What profit factor indicates a good trading strategy?

There is no single number. A scalper trading multiple times per day can be profitable at a profit factor of 1.1, while a swing trader needs around 1.5+ to justify the time and tail risk. The honest test is: bootstrap your trade list and require the 95% CI lower bound on profit factor to exceed 1.0 over n>=200 trades.

How do I know if I'm optimizing or overfitting?

If you tested multiple variants on the same data and adopted the best one, you are overfitting unless you also validated on a held-out, untouched sample. Pre-register the change, run a paired A/B with bootstrap CIs, and confirm on out-of-sample data exactly once. If those steps were skipped, treat the apparent improvement as noise.

Should I make changes to my trading strategy during a drawdown?

No. Drawdowns are when overfitting and regression-to-mean errors are most likely — you cannot tell whether a candidate change is genuinely better or whether the original rule is about to mean-revert. Wait for the equity curve to stabilize, then run the paired A/B protocol.

What should I optimize first in my trading strategy?

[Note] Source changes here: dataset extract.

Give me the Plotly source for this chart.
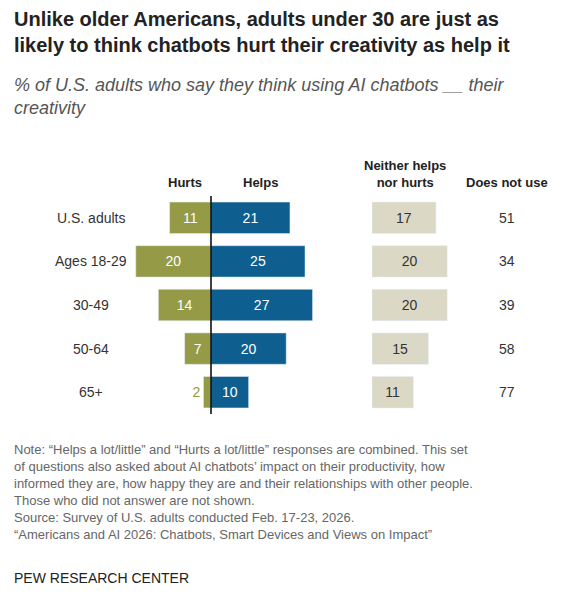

Prioritize stop placement and exit timing, since they typically have the highest expected impact at moderate overfitting risk. Entry filters and trading-hour cuts come next. Avoid changing the core setup structure — refine execution elements only, and only after the paired A/B passes.

Related lessons

Prereq: What Is a Trading Edge
Prereq: Journaling for Growth
Reference: The 17 Most Important Trading Metrics
Related: Drawdowns and Variance
Related: Risk Per Trade & Position Sizing

Bottom Line

A measured edge is one whose 95% CI on EV is bounded away from zero. An optimized edge is one whose proposed change beat baseline on a held-out sample with a pre-registered hypothesis and a paired-bootstrap test.

Anything else is storytelling about variance. Most optimizations fail to replicate out-of-sample — the discipline is to ship few changes, measure rigorously, and accept that most of what you try will be discarded. Improvement is a low-frequency, high-conviction process.